È proprio nella Mercedes bianca che si fa irruzione nella vita del protagonista, che con il pretesto di una trasmissione radiofonica intitolata “L’arte della felicità” e delle chiacchiere con i clienti, porta a varie e importanti riflessioni.
Un film ricco di concetti metafisici, che strizza l’occhio a quello della metempsicosi e di un generale animismo che il regista, forse banalmente -ma in modo efficace- fa aleggiare sulla città sottoforma di gabbiano. Immancabile un esplicito riferimento all’eterno ritorno Nietzschiano.
La vita, la morte, l’inizio, la fine, sono tutti lì: sul sedile del taxi bianco di Sergio. Un taxi che diventa la sua casa, in cui dorme, in cui si sente sicuro nella razionale e depressa rassegnazione.
Il pubblico diventa voyeur, spia il suo intimissimo cammino, l’osserva durante la sua fine, trasformazione e rinascita. Sergio viene scosso da un incontro e da un lutto, vuole imparare ad essere felice, vuole farlo sotto quella pioggia battente in una Napoli mai asciutta, mai serena. Conosce chi c’è riuscito e chi sa che non ci riuscirà mai. Tutti, a modo loro, riescono ad arricchire il protagonista e lo spettatore.
Un film accattivante, che commuove e riesce a far sorridere, che si fa perdonare per la lentezza di alcune scene e per l’imperfezione del doppiaggio.
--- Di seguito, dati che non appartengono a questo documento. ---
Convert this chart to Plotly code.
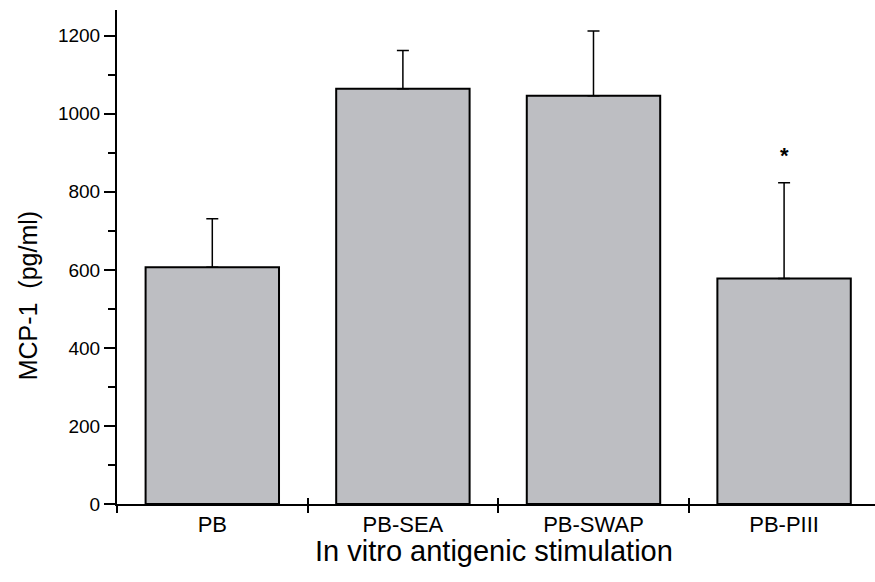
import plotly.graph_objects as go

categories = ["PB", "PB-SEA", "PB-SWAP", "PB-PIII"]
mcp1_mean = [607, 1064, 1046, 578]
mcp1_sd = [124, 98, 166, 245]
significance = ["", "", "", "*"]
y_ticks = [0, 200, 400, 600, 800, 1000, 1200]

xpos = list(range(len(categories)))
boundaries = [i - 0.5 for i in range(len(categories) + 1)]

fig = go.Figure()
fig.add_trace(go.Bar(
    x=xpos, y=mcp1_mean, width=0.7,
    marker=dict(color="#bdbec2", line=dict(color="black", width=2)),
    error_y=dict(type="data", array=mcp1_sd, arrayminus=[0]*len(mcp1_sd),
                 symmetric=False, color="black", thickness=1.5, width=6),
    showlegend=False, hoverinfo="skip",
))

font = "Liberation Sans, Arial, sans-serif"

annotations = []
for i, s in enumerate(significance):
    if s:
        annotations.append(dict(x=xpos[i], y=mcp1_mean[i] + mcp1_sd[i] + 70, text="<b>" + s + "</b>",
                                showarrow=False, xref="x", yref="y",
                                font=dict(family=font, size=22, color="black")))
annotations.append(dict(x=-0.117, y=0.421, xref="paper", yref="paper",
                        text="MCP-1  (pg/ml)", textangle=-90, showarrow=False,
                        xanchor="center", yanchor="middle",
                        font=dict(family=font, size=25, color="black")))
annotations.append(dict(x=0.497, y=-0.059, xref="paper", yref="paper",
                        text="In vitro antigenic stimulation", showarrow=False,
                        xanchor="center", yanchor="top",
                        font=dict(family=font, size=29, color="black")))

xrange = [-0.5, 3.477]
fig.update_layout(
    width=875, height=582,
    margin=dict(l=117, r=0, t=10, b=78, autoexpand=False),
    plot_bgcolor="white", paper_bgcolor="white",
    xaxis=dict(
        range=xrange, tickmode="array", tickvals=xpos, ticktext=categories,
        ticks="", showgrid=False, zeroline=False, automargin=False,
        showline=True, linecolor="black", linewidth=2,
        tickfont=dict(family=font, size=22, color="black"),
        minor=dict(tickmode="array", tickvals=boundaries, ticks="outside",
                   ticklen=7, tickwidth=2, tickcolor="black"),
    ),
    xaxis2=dict(
        range=xrange, overlaying="x", anchor="y", side="bottom",
        tickmode="array", tickvals=boundaries, ticks="inside", ticklen=6,
        tickwidth=2, tickcolor="black", showticklabels=False, automargin=False,
        showgrid=False, zeroline=False, showline=False,
    ),
    yaxis=dict(
        range=[0, 1266], tickmode="array", tickvals=y_ticks, automargin=False,
        ticks="outside", ticklen=11, tickwidth=2, tickcolor="black",
        showgrid=False, zeroline=False,
        showline=True, linecolor="black", linewidth=2,
        tickfont=dict(family=font, size=19, color="black"),
        minor=dict(tickmode="array", tickvals=[100, 300, 500, 700, 900, 1100],
                   ticks="outside", ticklen=7, tickwidth=2, tickcolor="black"),
    ),
    annotations=annotations,
)
# invisible trace on xaxis2 so the overlay axis renders
fig.add_trace(go.Scatter(x=[xpos[0]], y=[0], xaxis="x2", mode="markers",
                         marker=dict(opacity=0), showlegend=False, hoverinfo="skip"))

fig.write_html("out.html", config={"displayModeBar": False},
               post_script="document.body.style.margin='0';document.body.style.padding='0';")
Una colonna sonora eccelsa che, ancora una volta complice l’immancabile radiolina, è assente solo in rare occasioni, aiutando a contribuire alla sensazione dello spettatore di trovarsi per davvero sul sedile posteriore di quel taxi bianco che puzza di fumo.
Da non perdere assolutamente, con l’unico rischio di farsi troppe aspettative sul cinema italiano, soprattutto in prospettiva del Natale.